## Problem details
Among the entries, which lines carry the string "this"? Copy each of them.

## Records supplied
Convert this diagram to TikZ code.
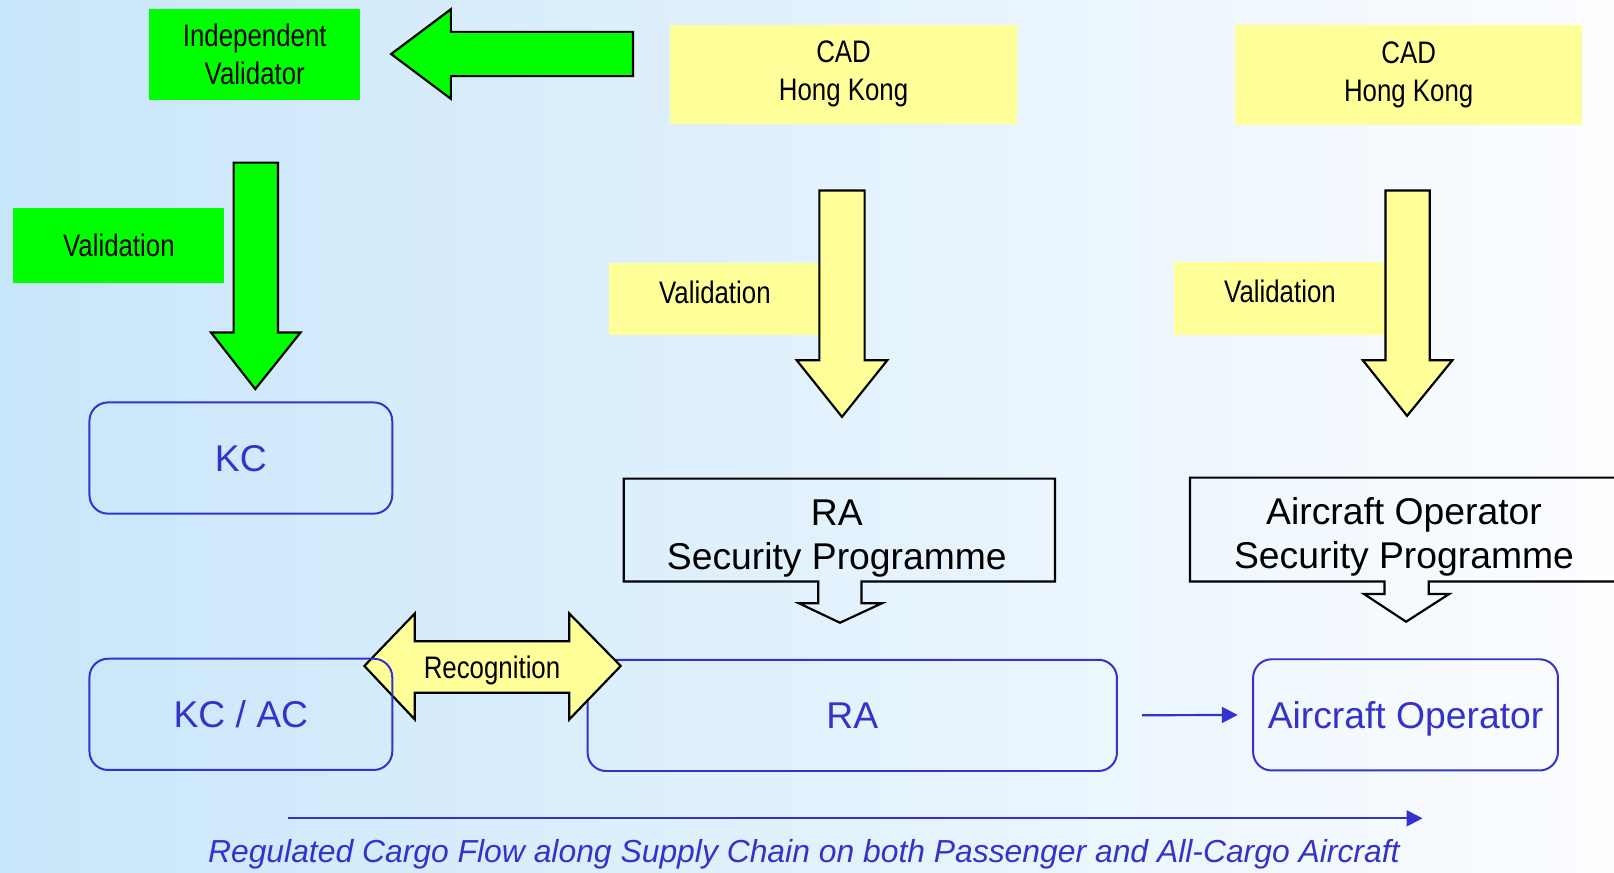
\documentclass[tikz,border=0pt]{standalone}
\usepackage{fontspec}
\setmainfont{Liberation Sans}
\newfontfamily\narrowsf[FakeStretch=0.83]{Liberation Sans}
\usetikzlibrary{arrows.meta}
\definecolor{cblue}{RGB}{51,51,204}
\definecolor{vgreen}{RGB}{0,255,0}
\definecolor{pyellow}{RGB}{255,255,153}
\definecolor{bgleft}{RGB}{200,230,250}
\definecolor{bgright}{RGB}{252,253,255}
\tikzset{
  smalltext/.style={font=\narrowsf\fontsize{8.6}{10.4}\selectfont, align=center, text=black},
  gbox/.style={smalltext, fill=vgreen, inner sep=0pt},
  ybox/.style={smalltext, fill=pyellow, inner sep=0pt},
  rbox/.style={draw=cblue, line width=0.55pt, rounded corners=0.18cm, minimum height=1.08cm,
               text=cblue, font=\fontsize{10.3}{12}\selectfont, inner sep=0pt, text depth=0pt},
  blockarrow/.style={draw=black, line width=0.6pt, line join=miter},
  calltext/.style={font=\fontsize{10.3}{12.2}\selectfont, align=center, text=black},
  flow/.style={draw=cblue, line width=0.6pt, -{Triangle[length=4.4pt,width=4.4pt]}},
  caption/.style={font=\itshape\fontsize{8.8}{10}\selectfont, text=cblue}
}
\begin{document}
\begin{tikzpicture}[x=0.01cm,y=-0.01cm]
\shade[left color=bgleft, right color=bgright] (0,0) rectangle (1568,847.2);
\useasboundingbox (0,0) rectangle (1568,847.2);
\clip (0,0) rectangle (1568,847.2);

% top boxes
\node[gbox, minimum width=2.05cm, minimum height=0.88cm] (iv) at (247.5,53) {Independent\\Validator};
\node[gbox, minimum width=2.05cm, minimum height=0.73cm] (valg) at (115.5,238.5) {Validation};
\node[ybox, minimum width=3.37cm, minimum height=0.96cm] (cad1) at (819.5,72) {CAD\\Hong Kong};
\node[ybox, minimum width=3.37cm, minimum height=0.97cm] (cad2) at (1368.5,72.5) {CAD\\Hong Kong};
\node[ybox, minimum width=2.05cm, minimum height=0.69cm, text depth=4pt] (val1) at (694.5,290.5) {Validation};
\node[ybox, minimum width=2.05cm, minimum height=0.70cm, text depth=4pt] (val2) at (1243.5,290) {Validation};

% block arrows
\draw[blockarrow, fill=vgreen] (615,31) -- (438,31) -- (438,9) -- (380,52.5) -- (438,96) -- (438,74) -- (615,74) -- cycle;
\draw[blockarrow, fill=vgreen] (227,158) -- (270,158) -- (270,323) -- (292,323) -- (248,378) -- (205,323) -- (227,323) -- cycle;
\draw[blockarrow, fill=pyellow] (796,185) -- (840,185) -- (840,350) -- (862,350) -- (818,405) -- (774,350) -- (796,350) -- cycle;
\draw[blockarrow, fill=pyellow] (1346,185) -- (1389,185) -- (1389,350) -- (1411,350) -- (1367,404) -- (1324,350) -- (1346,350) -- cycle;

% KC box
\node[rbox, minimum width=2.94cm] (kc) at (234,445) {KC};

% callouts
\draw[blockarrow] (606,465) -- (1025,465) -- (1025,565) -- (837,565) -- (837,586) -- (857,586) -- (816,605) -- (776,586) -- (795,586) -- (795,565) -- (606,565) -- cycle;
\node[calltext] (rasp) at (813,523.5) {RA\\Security Programme};
\draw[blockarrow] (1600,464) -- (1156,464) -- (1156,565) -- (1345,565) -- (1345,577) -- (1325,577) -- (1366,604) -- (1408,577) -- (1388,577) -- (1388,565) -- (1600,565);
\node[calltext] (aosp) at (1364,521.5) {Aircraft Operator\\Security Programme};

% bottom row
\node[rbox, minimum width=5.14cm] (ra) at (828,695) {RA};
\draw[blockarrow, fill=pyellow] (354,647) -- (403,596) -- (403,623) -- (553,623) -- (553,596) -- (603,647) -- (553,699) -- (553,673) -- (403,673) -- (403,699) -- cycle;
\node[smalltext, text depth=0pt] (recog) at (478,648) {Recognition};
\node[rbox, minimum width=2.94cm] (kcac) at (234,694) {KC / AC};
\node[rbox, minimum width=2.96cm] (ao) at (1365.5,694.5) {Aircraft Operator};

% flows
\draw[flow, shorten <=0.235cm, shorten >=0.14cm] (ra.east) -- (ao.west);
\coordinate (fs) at (280,795);
\coordinate (fe) at (1382,795);
\draw[flow] (fs) -- (fe);
\node[caption] (cap) at (781,830) {Regulated Cargo Flow along Supply Chain on both Passenger and All-Cargo Aircraft};
\end{tikzpicture}
\end{document}
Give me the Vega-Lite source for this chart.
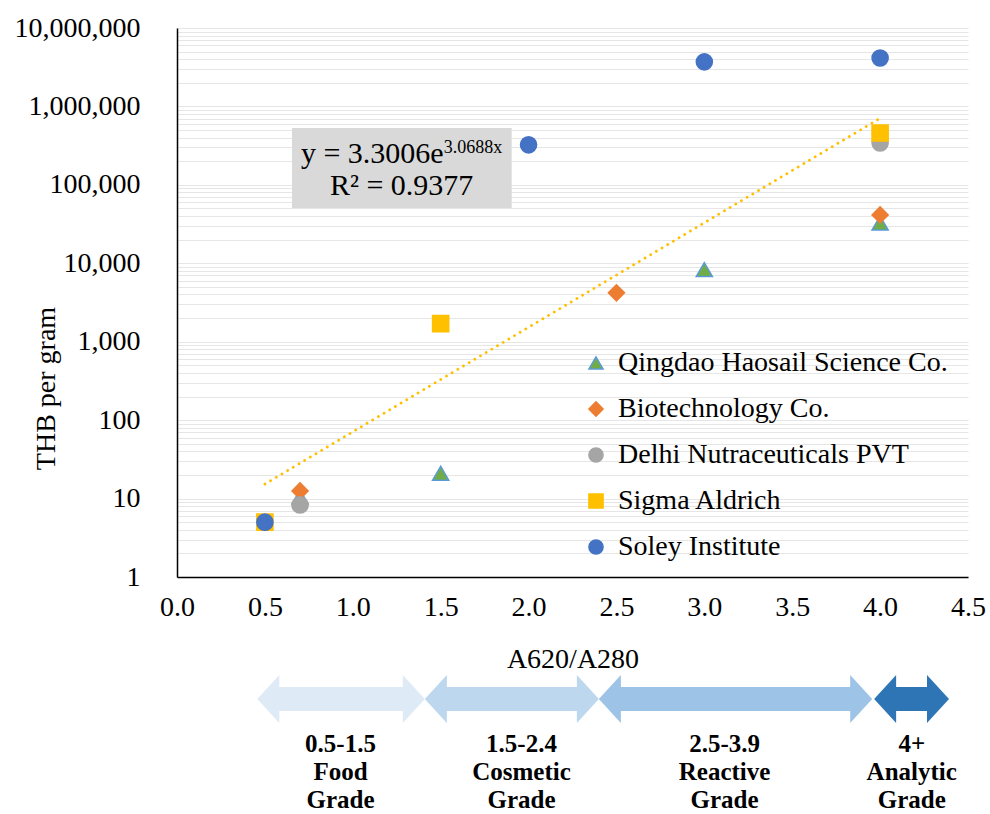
{
  "$schema": "https://vega.github.io/schema/vega-lite/v6.json",
  "padding": {"left": 14, "top": 14, "right": 5, "bottom": 0},
  "spacing": 0,
  "config": {
    "view": {"stroke": null},
    "font": "Liberation Serif",
    "axis": {"labelFont": "Liberation Serif", "titleFont": "Liberation Serif", "labelColor": "#000", "titleColor": "#000", "domainColor": "#000", "titleFontWeight": "normal"},
    "legend": {"labelFont": "Liberation Serif", "labelFontSize": 28, "labelColor": "#000", "symbolSize": 200, "rowPadding": 18, "labelLimit": 600, "padding": 0, "labelOffset": 8, "symbolStrokeWidth": 1.5}
  },
  "vconcat": [
    {
      "width": 791,
      "height": 549,
      "encoding": {
        "x": {"field": "x", "type": "quantitative",
          "scale": {"domain": [0, 4.5], "nice": false, "zero": false},
          "axis": {"title": "A620/A280", "titleFontSize": 28, "titlePadding": 24, "values": [0, 0.5, 1, 1.5, 2, 2.5, 3, 3.5, 4, 4.5], "format": ".1f", "labelFontSize": 28, "labelPadding": 16, "ticks": false, "grid": false, "domainWidth": 1.5, "labelFlush": false, "labelOverlap": false}},
        "y": {"field": "y", "type": "quantitative",
          "scale": {"type": "log", "domain": [1, 10000000], "nice": false},
          "axis": {"title": "THB per gram", "titleFontSize": 28, "titleX": -131, "titleY": 360, "titleBaseline": "middle",
            "values": [1,2,3,4,5,6,7,8,9,10,20,30,40,50,60,70,80,90,100,200,300,400,500,600,700,800,900,1000,2000,3000,4000,5000,6000,7000,8000,9000,10000,20000,30000,40000,50000,60000,70000,80000,90000,100000,200000,300000,400000,500000,600000,700000,800000,900000,1000000,2000000,3000000,4000000,5000000,6000000,7000000,8000000,9000000,10000000],
            "labelExpr": "indexof([1,10,100,1000,10000,100000,1000000,10000000], datum.value) >= 0 ? format(datum.value, ',') : ''",
            "labelFontSize": 28, "labelPadding": 37, "ticks": false, "grid": true, "gridColor": "#e6e6e6", "gridWidth": 1, "domainWidth": 1.5, "labelFlush": false, "labelOverlap": false}}
      },
      "layer": [
        {
          "data": {"values": [{"x": 0.654, "x2": 1.904, "y": 531000, "y2": 50700}]},
          "mark": {"type": "rect", "color": "#d9d9d9"},
          "encoding": {"x2": {"field": "x2"}, "y2": {"field": "y2"}}
        },
        {
          "data": {"values": [{"x": 0.5, "y": 15.3}, {"x": 4.0, "y": 707000}]},
          "mark": {"type": "line", "color": "#FFC000", "strokeWidth": 2.8, "strokeDash": [0.1, 6.5], "strokeCap": "round"},
          "encoding": {}
        },
        {
          "data": {"values": [
            {"series": "Qingdao Haosail Science Co.", "x": 0.7, "y": 10.5},
            {"series": "Qingdao Haosail Science Co.", "x": 1.5, "y": 21},
            {"series": "Qingdao Haosail Science Co.", "x": 3.0, "y": 8300},
            {"series": "Qingdao Haosail Science Co.", "x": 4.0, "y": 32500},
            {"series": "Biotechnology Co.", "x": 0.7, "y": 12.5},
            {"series": "Biotechnology Co.", "x": 2.5, "y": 4200},
            {"series": "Biotechnology Co.", "x": 4.0, "y": 41300},
            {"series": "Delhi Nutraceuticals PVT", "x": 0.7, "y": 8.3},
            {"series": "Delhi Nutraceuticals PVT", "x": 4.0, "y": 342000},
            {"series": "Sigma Aldrich", "x": 0.5, "y": 5},
            {"series": "Sigma Aldrich", "x": 1.5, "y": 1700},
            {"series": "Sigma Aldrich", "x": 4.0, "y": 458000},
            {"series": "Soley Institute", "x": 0.5, "y": 5},
            {"series": "Soley Institute", "x": 2.0, "y": 324000},
            {"series": "Soley Institute", "x": 3.0, "y": 3700000},
            {"series": "Soley Institute", "x": 4.0, "y": 4140000}
          ]},
          "mark": {"type": "point", "filled": true, "opacity": 1, "size": 260, "strokeWidth": 1.5},
          "encoding": {
            "fill": {"field": "series", "type": "nominal",
              "scale": {"domain": ["Qingdao Haosail Science Co.", "Biotechnology Co.", "Delhi Nutraceuticals PVT", "Sigma Aldrich", "Soley Institute"], "range": ["#70AD47", "#ED7D31", "#A5A5A5", "#FFC000", "#4472C4"]},
              "legend": {"title": null, "orient": "none", "legendX": 405, "legendY": 321}},
            "stroke": {"field": "series", "type": "nominal",
              "scale": {"domain": ["Qingdao Haosail Science Co.", "Biotechnology Co.", "Delhi Nutraceuticals PVT", "Sigma Aldrich", "Soley Institute"], "range": ["#5B9BD5", "#ED7D31", "#A5A5A5", "#FFC000", "#4472C4"]},
              "legend": {"title": null, "orient": "none", "legendX": 405, "legendY": 321}},
            "shape": {"field": "series", "type": "nominal",
              "scale": {"domain": ["Qingdao Haosail Science Co.", "Biotechnology Co.", "Delhi Nutraceuticals PVT", "Sigma Aldrich", "Soley Institute"], "range": ["triangle-up", "diamond", "circle", "square", "circle"]},
              "legend": {"title": null, "orient": "none", "legendX": 405, "legendY": 321}}
          }
        },
        {
          "data": {"values": [{"x": 1.517, "y": 190000, "t": "y = 3.3006e"}]},
          "mark": {"type": "text", "fontSize": 30, "align": "right", "baseline": "alphabetic", "color": "#000", "font": "Liberation Serif"},
          "encoding": {"text": {"field": "t"}}
        },
        {
          "data": {"values": [{"x": 1.517, "y": 190000, "t": "3.0688x"}]},
          "mark": {"type": "text", "fontSize": 18, "align": "left", "baseline": "alphabetic", "dy": -10, "color": "#000", "font": "Liberation Serif"},
          "encoding": {"text": {"field": "t"}}
        },
        {
          "data": {"values": [{"x": 1.278, "y": 74300, "t": "R² = 0.9377"}]},
          "mark": {"type": "text", "fontSize": 30, "align": "center", "baseline": "alphabetic", "color": "#000", "font": "Liberation Serif"},
          "encoding": {"text": {"field": "t"}}
        }
      ]
    },
    {
      "width": 791,
      "height": 130,
      "data": {"values": [
        {"grade": "Food", "start": 0.457, "end": 1.41, "mid": 0.93, "label": "0.5-1.5\nFood\nGrade"},
        {"grade": "Cosmetic", "start": 1.41, "end": 2.40, "mid": 1.96, "label": "1.5-2.4\nCosmetic\nGrade"},
        {"grade": "Reactive", "start": 2.40, "end": 3.955, "mid": 3.115, "label": "2.5-3.9\nReactive\nGrade"},
        {"grade": "Analytic", "start": 3.966, "end": 4.392, "mid": 4.18, "label": "4+\nAnalytic\nGrade"}
      ]},
      "layer": [
        {
          "mark": {"type": "rule", "strokeWidth": 24, "strokeCap": "butt", "xOffset": 20, "x2Offset": -20},
          "encoding": {
            "x": {"field": "start", "type": "quantitative", "scale": {"domain": [0, 4.5], "nice": false, "zero": false}, "axis": null},
            "x2": {"field": "end"},
            "y": {"datum": "arrow", "type": "nominal", "scale": {"type": "point", "domain": ["arrow", "label"], "range": [26, 71], "padding": 0}, "axis": null},
            "color": {"field": "grade", "type": "nominal", "scale": {"domain": ["Food", "Cosmetic", "Reactive", "Analytic"], "range": ["#DEEBF7", "#BDD7EE", "#9DC3E6", "#2E75B6"]}, "legend": null}
          }
        },
        {
          "mark": {"type": "point", "filled": true, "opacity": 1, "size": 2304, "shape": "M0,0L0.917,-1L0.917,1Z", "strokeWidth": 0},
          "encoding": {
            "x": {"field": "start", "type": "quantitative", "scale": {"domain": [0, 4.5], "nice": false, "zero": false}, "axis": null},
            "y": {"datum": "arrow", "type": "nominal", "scale": {"type": "point", "domain": ["arrow", "label"], "range": [26, 71], "padding": 0}, "axis": null},
            "color": {"field": "grade", "type": "nominal", "scale": {"domain": ["Food", "Cosmetic", "Reactive", "Analytic"], "range": ["#DEEBF7", "#BDD7EE", "#9DC3E6", "#2E75B6"]}, "legend": null}
          }
        },
        {
          "mark": {"type": "point", "filled": true, "opacity": 1, "size": 2304, "shape": "M0,0L-0.917,-1L-0.917,1Z", "strokeWidth": 0},
          "encoding": {
            "x": {"field": "end", "type": "quantitative", "scale": {"domain": [0, 4.5], "nice": false, "zero": false}, "axis": null},
            "y": {"datum": "arrow", "type": "nominal", "scale": {"type": "point", "domain": ["arrow", "label"], "range": [26, 71], "padding": 0}, "axis": null},
            "color": {"field": "grade", "type": "nominal", "scale": {"domain": ["Food", "Cosmetic", "Reactive", "Analytic"], "range": ["#DEEBF7", "#BDD7EE", "#9DC3E6", "#2E75B6"]}, "legend": null}
          }
        },
        {
          "mark": {"type": "text", "fontSize": 25, "fontWeight": "bold", "lineHeight": 28, "lineBreak": "\n", "baseline": "middle", "align": "center", "color": "#000", "font": "Liberation Serif"},
          "encoding": {
            "x": {"field": "mid", "type": "quantitative", "scale": {"domain": [0, 4.5], "nice": false, "zero": false}, "axis": null},
            "y": {"datum": "label", "type": "nominal", "scale": {"type": "point", "domain": ["arrow", "label"], "range": [26, 71], "padding": 0}, "axis": null},
            "text": {"field": "label"}
          }
        }
      ]
    }
  ]
}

## Reply to the exercise
Convert this diagram to TikZ code.
Give me the Vega-Lite source for this chart.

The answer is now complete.